_TO BE DONE_
Output the full listing below exactly as it reads, and skip anything that is a picture.

==============================

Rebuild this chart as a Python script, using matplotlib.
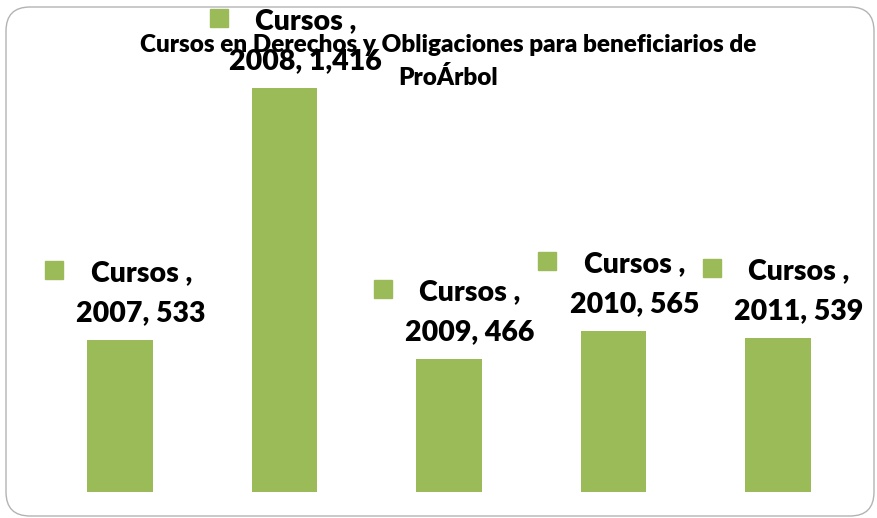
import matplotlib
matplotlib.use("Agg")
import matplotlib.pyplot as plt
from matplotlib.patches import FancyBboxPatch
from matplotlib.transforms import offset_copy

years = ["2007", "2008", "2009", "2010", "2011"]
values = [533, 1416, 466, 565, 539]
value_labels = ["533", "1,416", "466", "565", "539"]
series = "Cursos"
title = "Cursos en Derechos y Obligaciones para beneficiarios de\nProÁrbol"

green = "#9BBB59"
W, H = 878, 518
plt.rcParams['font.family'] = ['Lato', 'DejaVu Sans']

fig = plt.figure(figsize=(W / 100, H / 100), dpi=100)
fig.patch.set_facecolor("white")

border = FancyBboxPatch((6, 2), W - 10, H - 9,
                        boxstyle="round,pad=0,rounding_size=24",
                        transform=None, facecolor="none",
                        edgecolor="#b3b3b3", linewidth=1.0, zorder=-1)
fig.patches.append(border)

ax = fig.add_axes([38 / W, 26 / H, 822 / W, (492 - 88) / H])
ax.set_facecolor("none")
x = list(range(len(years)))
ax.bar(x, values, width=0.40, color=green, zorder=2)
ax.set_xlim(-0.5, len(years) - 0.5)
ax.set_ylim(0, max(values))
ax.axis("off")

for xi, v, y, lab in zip(x, values, years, value_labels):
    ax.annotate(f"{series} ,\n{y}, {lab}", xy=(xi, v), xytext=(21, 14),
                textcoords="offset pixels", ha="center", va="bottom",
                multialignment="center", fontsize=20.5, fontweight="heavy",
                linespacing=1.65, color="black", annotation_clip=False, zorder=3)
    tr = offset_copy(ax.transData, fig=fig, x=-66, y=70, units="dots")
    ax.plot([xi], [v], marker="s", ms=13, color=green, transform=tr,
            clip_on=False, zorder=3)

fig.text(448.5 / W, 1 - 61.5 / H, title, ha="center", va="center",
         fontsize=17.5, fontweight="heavy", linespacing=1.5, zorder=4)

fig.savefig("out.png", dpi=100)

==============================

_TASK OUTPUT_
Rebuild this chart as a Python script, using matplotlib.
import matplotlib
matplotlib.use("Agg")
import matplotlib.pyplot as plt
from matplotlib.patches import FancyBboxPatch
from matplotlib.transforms import offset_copy

years = ["2007", "2008", "2009", "2010", "2011"]
values = [533, 1416, 466, 565, 539]
value_labels = ["533", "1,416", "466", "565", "539"]
series = "Cursos"
title = "Cursos en Derechos y Obligaciones para beneficiarios de\nProÁrbol"

green = "#9BBB59"
W, H = 878, 518
plt.rcParams['font.family'] = ['Lato', 'DejaVu Sans']

fig = plt.figure(figsize=(W / 100, H / 100), dpi=100)
fig.patch.set_facecolor("white")

border = FancyBboxPatch((6, 2), W - 10, H - 9,
                        boxstyle="round,pad=0,rounding_size=24",
                        transform=None, facecolor="none",
                        edgecolor="#b3b3b3", linewidth=1.0, zorder=-1)
fig.patches.append(border)

ax = fig.add_axes([38 / W, 26 / H, 822 / W, (492 - 88) / H])
ax.set_facecolor("none")
x = list(range(len(years)))
ax.bar(x, values, width=0.40, color=green, zorder=2)
ax.set_xlim(-0.5, len(years) - 0.5)
ax.set_ylim(0, max(values))
ax.axis("off")

for xi, v, y, lab in zip(x, values, years, value_labels):
    ax.annotate(f"{series} ,\n{y}, {lab}", xy=(xi, v), xytext=(21, 14),
                textcoords="offset pixels", ha="center", va="bottom",
                multialignment="center", fontsize=20.5, fontweight="heavy",
                linespacing=1.65, color="black", annotation_clip=False, zorder=3)
    tr = offset_copy(ax.transData, fig=fig, x=-66, y=70, units="dots")
    ax.plot([xi], [v], marker="s", ms=13, color=green, transform=tr,
            clip_on=False, zorder=3)

fig.text(448.5 / W, 1 - 61.5 / H, title, ha="center", va="center",
         fontsize=17.5, fontweight="heavy", linespacing=1.5, zorder=4)

fig.savefig("out.png", dpi=100)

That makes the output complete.